Charles Kingsley Webster

Webster, Charles Kingsley

 

Born Apr. 25, 1886; died Aug. 21, 1961. British historian.

A graduate of Cambridge University, Webster was a professor of modern history at the University of Liverpool from 1914 to 1922, a professor at the University of Wales from 1922 to 1932, a professor at Harvard University (USA) from 1928 to 1932, and a professor at the London School of Economics from 1932 to 1953. Between 1950 and 1954 he was president of the British Academy. He participated in the Paris Peace Conference of 1919-20 as an adviser to the British delegation and was a member of the British delegation at the conferences at Dumbarton Oaks (1944) and San Francisco (1945), among others. He was a participant in a number of international congresses of historians and took part in the activity of UNESCO. Webster advocated the development of ties between scholars of different countries, including those between British and Soviet historians. He visited the USSR twice (in 1956 and 1960).

Webster’s works are mostly devoted to British foreign policy during the first half of the 19th century. His opinions on and evaluations of many questions are considered generally acceptable within British bourgeois historiography. Webster was the editor of a series of documentary publications; among the most important of these is a collection of documents devoted to Great Britain’s policy regarding Latin American countries during the period of their struggle for liberation from Spanish and Portuguese domination as well as to British foreign policy from 1813 to 1815.

Valuable factual material is contained in Webster’s works on the foreign policy of Castlereagh, British minister of foreign affairs from 1812 to 1822. Although these works faithfully trace many traits of British foreign policy, they do so without relating to party politics or the class struggle within the country. In these works Webster set himself the principal task of historically rehabilitating British expansionist foreign policy during the final period of the Napoleonic Wars and in the subsequent few years. In attempting to create a system of opinions out of separate remarks, diplomatic notes, and speeches by Castlereagh, Webster perceives in him a forerunner of Lloyd George and Balfour. Contrary to fact, Webster declares Castlereagh to be a defender of the sovereignty of small nations.

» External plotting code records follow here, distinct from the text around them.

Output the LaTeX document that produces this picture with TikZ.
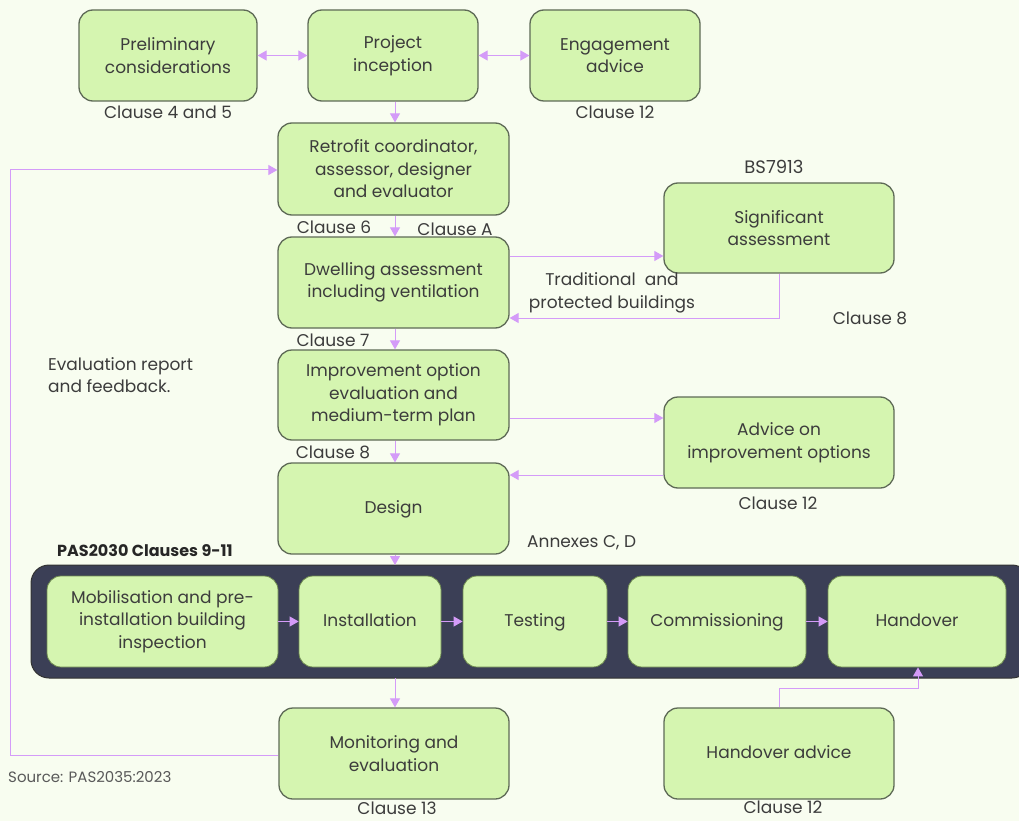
\documentclass[tikz,border=0pt]{standalone}
\usepackage{fontspec}
\setmainfont{Poppins}
\usetikzlibrary{arrows.meta}
\definecolor{bg}{HTML}{F8FDF0}
\definecolor{boxfill}{HTML}{D5F5B0}
\definecolor{boxborder}{HTML}{5E6A56}
\definecolor{txt}{HTML}{3C3C3C}
\definecolor{arr}{HTML}{D49BF8}
\definecolor{bar}{HTML}{3B3F56}
\definecolor{innerborder}{HTML}{6E8A50}
\tikzset{
  box/.style={draw=boxborder, fill=boxfill, rounded corners=14pt, line width=1.3pt,
    align=center, text=txt, inner sep=0pt, font=\fontsize{17}{22.5}\selectfont},
  ibox/.style={box, draw=innerborder, line width=0.8pt},
  lbl/.style={text=txt, inner sep=0pt, font=\fontsize{17}{22.5}\selectfont},
  conn/.style={draw=arr, line width=1pt},
  tip/.style={conn, -{Triangle[length=9pt,width=10pt]}},
  dtip/.style={conn, {Triangle[length=9pt,width=10pt]}-{Triangle[length=9pt,width=10pt]}},
}
\begin{document}
\begin{tikzpicture}[x=1pt,y=-1pt]
\fill[bg] (0,0) rectangle (1019,821);
\useasboundingbox (0,0) rectangle (1019,821);
% top row
\node[box, minimum width=178, minimum height=91] (prelim) at (168,55.5) {Preliminary\\considerations};
\node[box, minimum width=170, minimum height=91] (incep) at (393,55.5) {Project\\inception};
\node[box, minimum width=170, minimum height=91] (engage) at (615,55.5) {Engagement\\advice};
\node[lbl] (c45) at (168,112) {Clause 4 and 5};
\node[lbl] (c12a) at (615,112) {Clause 12};
% main column
\node[box, minimum width=231, minimum height=92] (retro) at (393.5,169) {Retrofit coordinator,\\assessor, designer\\and evaluator};
\node[lbl] (c6) at (334,227) {Clause 6};
\node[lbl] (cA) at (455,229) {Clause A};
\node[box, minimum width=231, minimum height=91] (dwell) at (393.5,282.5) {Dwelling assessment\\including ventilation};
\node[lbl] (c7) at (333,340) {Clause 7};
\node[box, minimum width=231, minimum height=90] (improve) at (393.5,395) {Improvement option\\evaluation and\\medium-term plan};
\node[lbl] (c8a) at (333,452) {Clause 8};
\node[box, minimum width=231, minimum height=91] (design) at (393.5,508.5) {\strut Design};
\node[lbl, anchor=west] (annex) at (527,543) {Annexes C, D};
% right column
\node[lbl, font=\fontsize{18}{22}\selectfont] (bs) at (774,167) {BS7913};
\node[box, minimum width=230, minimum height=90] (signif) at (779,228) {Significant\\assessment};
\node[lbl, align=center] (trad) at (612,293) {Traditional\ \ and\\protected buildings};
\node[lbl] (c8b) at (870,318) {Clause 8};
\node[box, minimum width=230, minimum height=91] (advice) at (779,442.5) {Advice on\\improvement options};
\node[lbl] (c12b) at (778,503) {Clause 12};
% left labels
\node[lbl, align=left, anchor=north west] (evalrep) at (48,357) {Evaluation report\\and feedback.};
% PAS2030 bar
\node[text=black!85, inner sep=0pt, anchor=west, font=\fontsize{16}{18}\bfseries\selectfont] (pas) at (57,551) {PAS2030 Clauses 9-11};
\draw[fill=bar, draw=black!80, line width=1pt, rounded corners=18pt] (31,565) rectangle (1030,678);
\coordinate (bartop) at (395,565);
\coordinate (barbot) at (395,678);
\node[ibox, minimum width=231, minimum height=91] (mobil) at (162.5,621.5) {Mobilisation and pre-\\installation building\\inspection};
\node[ibox, minimum width=142, minimum height=91] (install) at (370,621.5) {\strut Installation};
\node[ibox, minimum width=144, minimum height=91] (test) at (535,621.5) {\strut Testing};
\node[ibox, minimum width=178, minimum height=91] (commis) at (717,621.5) {\strut Commissioning};
\node[ibox, minimum width=178, minimum height=91] (handover) at (917,621.5) {\strut Handover};
% bottom
\node[box, minimum width=230, minimum height=91] (monitor) at (394,753.5) {Monitoring and\\evaluation};
\node[lbl] (c13) at (397,808) {Clause 13};
\node[box, minimum width=230, minimum height=91] (hadvice) at (779,753.5) {\strut Handover advice};
\node[lbl] (c12c) at (783,807) {Clause 12};
\node[lbl, anchor=west, font=\fontsize{15}{17}\selectfont, text=txt!85] (src) at (8,777) {Source: PAS2035:2023};
% connectors
\draw[dtip] (prelim.east) -- (incep.west);
\draw[dtip] (incep.east) -- (engage.west);
\draw[tip] (incep.south -| 395,0) -- (retro.north -| 395,0);
\draw[tip] (retro.south -| 395,0) -- (dwell.north -| 395,0);
\draw[tip] (dwell.south -| 395,0) -- (improve.north -| 395,0);
\draw[tip] (improve.south -| 395,0) -- (design.north -| 395,0);
\draw[tip] (design.south -| 395,0) -- (bartop);
\draw[tip] (barbot) -- (monitor.north -| 395,0);
\draw[tip] (dwell.east |- 0,256) -- (signif.west |- 0,256);
\draw[tip] (signif.south) -- (779,318) -- (dwell.east |- 0,318);
\draw[tip] (improve.east |- 0,418) -- (advice.west |- 0,418);
\draw[tip] (advice.west |- 0,475) -- (design.east |- 0,475);
\draw[tip] (mobil.east) -- (install.west);
\draw[tip] (install.east) -- (test.west);
\draw[tip] (test.east) -- (commis.west);
\draw[tip] (commis.east) -- (handover.west);
\draw[tip] (hadvice.north) -- (779,688) -- (918,688) -- (handover.south -| 918,0);
\draw[tip] (monitor.west |- 0,755) -- (10,755) -- (10,170) -- (retro.west |- 0,170);
\end{tikzpicture}
\end{document}
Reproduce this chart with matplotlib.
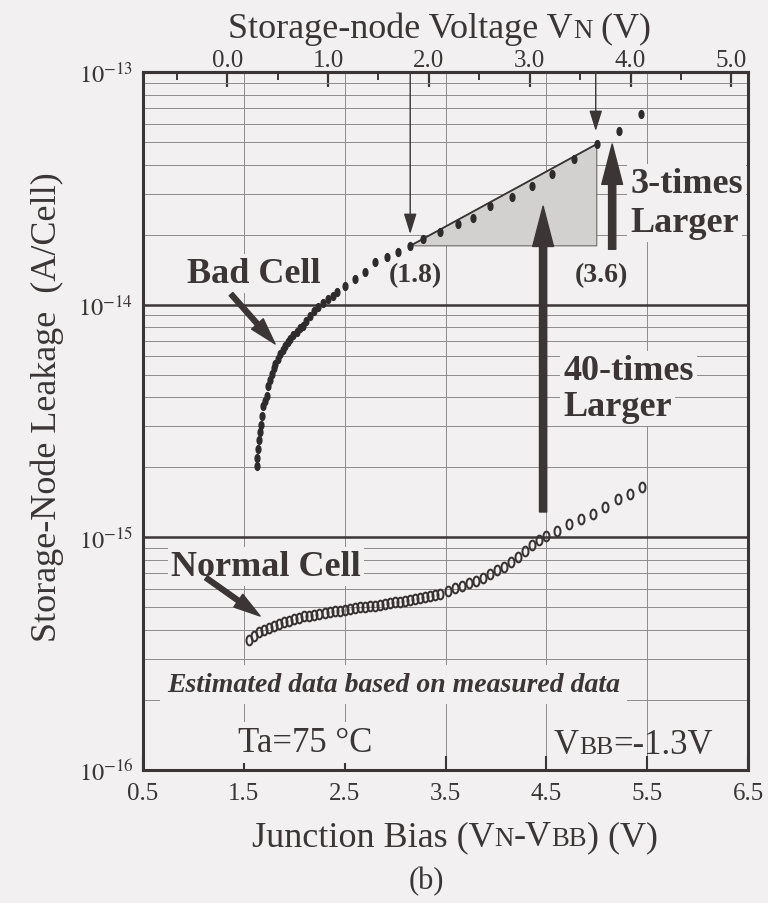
import matplotlib
matplotlib.use("Agg")
import matplotlib.pyplot as plt
import numpy as np
from matplotlib.offsetbox import TextArea, HPacker, AnnotationBbox
from matplotlib.path import Path
from matplotlib.ticker import FixedLocator, LogLocator, NullFormatter, FormatStrFormatter

plt.rcParams["font.family"] = ["Liberation Serif", "DejaVu Serif"]
plt.rcParams["mathtext.fontset"] = "stix"

INK = "#3b3536"
GRID = "#8e898a"
PAPER = "#f2f0f0"

# junction bias (V) vs storage-node leakage (A/cell)
bad_jb = [1.63, 1.635, 1.64, 1.65, 1.66, 1.67, 1.68, 1.69, 1.71, 1.73, 1.74, 1.76,
          1.78, 1.80, 1.81, 1.835, 1.86, 1.885, 1.91, 1.935, 1.96, 1.99, 2.03, 2.06,
          2.09, 2.12, 2.16, 2.20, 2.24, 2.29, 2.335, 2.38, 2.425, 2.50, 2.60, 2.70,
          2.80, 2.92, 3.03, 3.15, 3.28, 3.45, 3.62, 3.77, 3.94, 4.16, 4.36, 4.56,
          4.77, 5.00, 5.22, 5.44]
bad_leak = [2.03e-15, 2.2e-15, 2.4e-15, 2.62e-15, 2.84e-15, 3.05e-15, 3.32e-15,
            3.67e-15, 3.85e-15, 4.06e-15, 4.48e-15, 4.75e-15, 5.04e-15, 5.35e-15,
            5.56e-15, 5.85e-15, 6.14e-15, 6.4e-15, 6.65e-15, 6.9e-15, 7.13e-15,
            7.4e-15, 7.64e-15, 7.9e-15, 8.1e-15, 8.5e-15, 8.9e-15, 9.35e-15, 9.8e-15,
            1.02e-14, 1.06e-14, 1.09e-14, 1.13e-14, 1.2e-14, 1.29e-14, 1.38e-14,
            1.53e-14, 1.6e-14, 1.68e-14, 1.79e-14, 1.91e-14, 2.05e-14, 2.22e-14,
            2.36e-14, 2.66e-14, 2.9e-14, 3.24e-14, 3.65e-14, 4.23e-14, 4.91e-14,
            5.57e-14, 6.6e-14]

normal_jb = [1.55, 1.60, 1.65, 1.70, 1.75, 1.80, 1.85, 1.90, 1.95, 2.00, 2.05, 2.10,
             2.15, 2.20, 2.25, 2.30, 2.35, 2.40, 2.45, 2.50, 2.55, 2.60, 2.65, 2.70,
             2.75, 2.80, 2.85, 2.90, 2.95, 3.00, 3.05, 3.10, 3.15, 3.20, 3.25, 3.30,
             3.35, 3.40, 3.45, 3.52, 3.59, 3.66, 3.73, 3.80, 3.87, 3.94, 4.01, 4.08,
             4.15, 4.22, 4.29, 4.36, 4.43, 4.50, 4.61, 4.72, 4.84, 4.96, 5.08, 5.21,
             5.33, 5.45]
normal_leak = [3.62e-16, 3.78e-16, 3.90e-16, 3.99e-16, 4.07e-16, 4.15e-16, 4.23e-16,
               4.31e-16, 4.39e-16, 4.46e-16, 4.52e-16, 4.57e-16, 4.61e-16, 4.65e-16,
               4.70e-16, 4.74e-16, 4.77e-16, 4.80e-16, 4.83e-16, 4.87e-16, 4.91e-16,
               4.96e-16, 5.00e-16, 5.03e-16, 5.06e-16, 5.09e-16, 5.13e-16, 5.17e-16,
               5.22e-16, 5.25e-16, 5.29e-16, 5.32e-16, 5.37e-16, 5.42e-16, 5.47e-16,
               5.53e-16, 5.59e-16, 5.66e-16, 5.73e-16, 5.88e-16, 6.04e-16, 6.20e-16,
               6.35e-16, 6.52e-16, 6.70e-16, 6.98e-16, 7.22e-16, 7.43e-16, 7.80e-16,
               8.20e-16, 8.70e-16, 9.30e-16, 9.70e-16, 1.01e-15, 1.06e-15, 1.14e-15,
               1.20e-15, 1.26e-15, 1.35e-15, 1.46e-15, 1.54e-15, 1.65e-15]

bottom_ticks = [0.5, 1.5, 2.5, 3.5, 4.5, 5.5, 6.5]
top_ticks = [0.0, 1.0, 2.0, 3.0, 4.0, 5.0]
VN_SHIFT = 1.335          # V_N = junction bias + V_BB (as drawn on the scan)

# reference points of the slope triangle: (junction bias, leakage)
p18 = (3.15, 1.79e-14)
p36 = (5.00, 4.9e-14)

t = np.linspace(0, 2 * np.pi, 40)
oval = Path(np.column_stack([0.62 * np.cos(t), np.sin(t)]))

fig = plt.figure(figsize=(7.68, 9.04), dpi=100, facecolor=PAPER)
ax = fig.add_axes([143 / 768, 1 - 771 / 904, 605 / 768, 698 / 904], facecolor=PAPER)
ax.set_xlim(0.5, 6.5)
ax.set_yscale("log")
ax.set_ylim(1e-16, 1e-13)

# grid
ax.xaxis.set_major_locator(FixedLocator(bottom_ticks))
ax.xaxis.set_major_formatter(FormatStrFormatter("%.1f"))
ax.yaxis.set_minor_locator(LogLocator(base=10, subs=np.arange(2, 10), numticks=20))
ax.yaxis.set_minor_formatter(NullFormatter())
ax.set_yticks([1e-16, 1e-15, 1e-14, 1e-13])
ax.set_yticklabels([r"$10^{-16}$", r"$10^{-15}$", r"$10^{-14}$", r"$10^{-13}$"])
ax.grid(which="major", axis="y", color=INK, lw=1.8, zorder=1)
ax.grid(which="minor", axis="y", color=GRID, lw=0.7, zorder=1)
ax.grid(which="major", axis="x", color=GRID, lw=0.7, zorder=1)
ax.set_axisbelow(True)
ax.tick_params(axis="x", which="major", direction="in", length=10, width=1.5,
               color=INK, labelsize=18, labelcolor=INK, pad=9)
ax.tick_params(axis="y", which="both", length=0, labelsize=17.5, labelcolor=INK, pad=7)
for sp in ax.spines.values():
    sp.set_linewidth(2.2)
    sp.set_color(INK)

top = ax.secondary_xaxis("top", functions=(lambda x: x - VN_SHIFT, lambda v: v + VN_SHIFT))
top.xaxis.set_major_locator(FixedLocator(top_ticks))
top.xaxis.set_minor_locator(FixedLocator(np.arange(-0.5, 5.6, 1.0)))
top.xaxis.set_major_formatter(FormatStrFormatter("%.1f"))
top.tick_params(which="major", direction="in", length=11, width=1.6, color=INK,
                labelsize=18, labelcolor=INK, pad=1)
top.tick_params(which="minor", direction="in", length=6, width=1.4, color=INK)
top.spines["top"].set_linewidth(2.2)
top.spines["top"].set_color(INK)

# slope triangle
ax.fill([p18[0], p36[0], p36[0]], [p18[1], p36[1], p18[1]], facecolor="#d3d0d0",
        edgecolor="#6d6768", lw=0.8, zorder=2)
ax.plot([p18[0], p36[0]], [p18[1], p36[1]], color=INK, lw=1.3, zorder=3)

# data
ax.plot(bad_jb, bad_leak, ls="none", marker=oval, ms=5.6, color="#2f2a2b", zorder=4)
ax.plot(normal_jb, normal_leak, ls="none", marker=oval, ms=7.0, mfc="none",
        mec="#383233", mew=1.45, zorder=4)

# thin down arrows from the top axis
for x, tip in ((p18[0], 2.01e-14), (4.99, 5.57e-14)):
    ax.annotate("", xy=(x, tip), xytext=(x, 1e-13),
                arrowprops=dict(arrowstyle="-|>,head_length=0.9,head_width=0.28",
                                color=INK, lw=1.0, shrinkA=0, shrinkB=0,
                                mutation_scale=14), zorder=5)

# thick up arrows
big = dict(arrowstyle="simple,head_length=1.45,head_width=0.75,tail_width=0.26",
           color=INK, shrinkA=0, shrinkB=0, mutation_scale=20)
ax.annotate("", xy=(4.468, 2.65e-14), xytext=(4.468, 1.285e-15), arrowprops=big, zorder=5)
ax.annotate("", xy=(5.153, 4.9e-14), xytext=(5.153, 1.73e-14), arrowprops=big, zorder=5)

# label pointers
ptr = dict(arrowstyle="simple,head_length=1.2,head_width=0.7,tail_width=0.22",
           color=INK, shrinkA=0, shrinkB=0, mutation_scale=16)
ax.annotate("", xy=(1.81, 6.78e-15), xytext=(1.373, 1.11e-14), arrowprops=ptr, zorder=5)
ax.annotate("", xy=(1.661, 4.59e-16), xytext=(1.125, 6.7e-16), arrowprops=ptr, zorder=5)

# annotations
mask = dict(facecolor=PAPER, edgecolor="none", pad=2)
bold = dict(fontsize=26, fontweight="bold", color=INK, va="baseline", zorder=3)
ax.text(1.596, 1.25e-14, "Bad Cell", ha="center", bbox=mask, **bold)
ax.text(0.778, 6.89e-16, "Normal Cell", ha="left", bbox=mask, **bold)
ax.text(4.667, 4.8e-15, "40-times", ha="left", bbox=mask, **bold)
ax.text(4.667, 3.36e-15, "Larger", ha="left", bbox=mask, **bold)
ax.text(5.331, 3.05e-14, "3-times", ha="left", bbox=mask, **bold)
ax.text(5.331, 2.07e-14, "Larger", ha="left", bbox=mask, **bold)
ax.text(3.198, 1.26e-14, "(1.8)", ha="center", va="baseline", fontsize=20,
        fontweight="bold", color=INK, zorder=3)
ax.text(5.044, 1.26e-14, "(3.6)", ha="center", va="baseline", fontsize=20,
        fontweight="bold", color=INK, zorder=3)
ax.text(0.738, 2.19e-16, "Estimated data based on measured data", ha="left",
        va="baseline", fontsize=20, fontweight="bold", fontstyle="italic", color=INK,
        bbox=dict(facecolor=PAPER, edgecolor="none", pad=5), zorder=3)
ax.text(1.442, 1.21e-16, "Ta=75 °C", ha="left", va="baseline", fontsize=25, color=INK,
        bbox=dict(facecolor=PAPER, edgecolor="none", pad=3), zorder=3)


def smallcaps(parts, size, ratio=0.74):
    """Pack text pieces on one baseline; pieces flagged True get the smaller size."""
    kids = [TextArea(s, textprops=dict(fontsize=size * ratio if small else size,
                                       color=INK, family="Liberation Serif"))
            for s, small in parts]
    return HPacker(children=kids, align="baseline", pad=0, sep=0)


vbb = smallcaps([("V", False), ("BB", True), ("=-1.3V", False)], 25)
ax.add_artist(AnnotationBbox(vbb, (4.577, 1.29e-16), xycoords="data", frameon=False,
                             box_alignment=(0, 0.5), pad=0, zorder=3))

top_lab = smallcaps([("Storage-node Voltage V", False), ("N", True), (" (V)", False)], 26)
fig.add_artist(AnnotationBbox(top_lab, (440 / 768, 1 - 29 / 904), xycoords="figure fraction",
                              frameon=False, box_alignment=(0.5, 0.5), pad=0))
bot_lab = smallcaps([("Junction Bias (V", False), ("N", True), ("-V", False), ("BB", True),
                     (") (V)", False)], 26)
fig.add_artist(AnnotationBbox(bot_lab, (455 / 768, 1 - 838 / 904), xycoords="figure fraction",
                              frameon=False, box_alignment=(0.5, 0.5), pad=0))

fig.text(47 / 768, 1 - 407 / 904, "Storage-Node Leakage  (A/Cell)", rotation=90,
         ha="center", va="center", fontsize=26, color=INK)
fig.text(426 / 768, 1 - 882 / 904, "(b)", ha="center", va="center", fontsize=22, color=INK)

fig.savefig("out.png", dpi=100, facecolor=PAPER)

A striving to whitewash Great Britain’s predatory policy, especially in the so-called Eastern Question, is also noted in Webster’s work on the policy of Palmerston. In his works on British foreign policy during the 20th century, Webster praises the role played by Great Britain and the British Commonwealth of Nations and attempts to depict British imperialism as the champion of “Western civilization and democracy.”

WORKS

The Congress of Vienna: 1814-1815. London-New York, 1919.
The Foreign Policy of Castlereagh, 1815-1822. London, 1925.
The Foreign Policy of Castlereagh, 1812-1815. London, 1931.
The Foreign Policy of Palmerston, 1830-1841, vols. 1-2. London, 1951.
The Strategic Air Offences Against Germany, 1939-1945, vols. 1-4. London, 1961. (Written jointly with N. Frankland.)

PUBLICATIONS

British Diplomacy, 1813-1815. Select Documents Dealing With the Reconstruction of Europe. Edited by C. K. Webster. London, 1921.
Britain and the Independence of Latin America, 1812-1830. SelectDocuments From the Foreign Office Archives. Edited by C. K. Webster, vols. 1-2. London, 1938.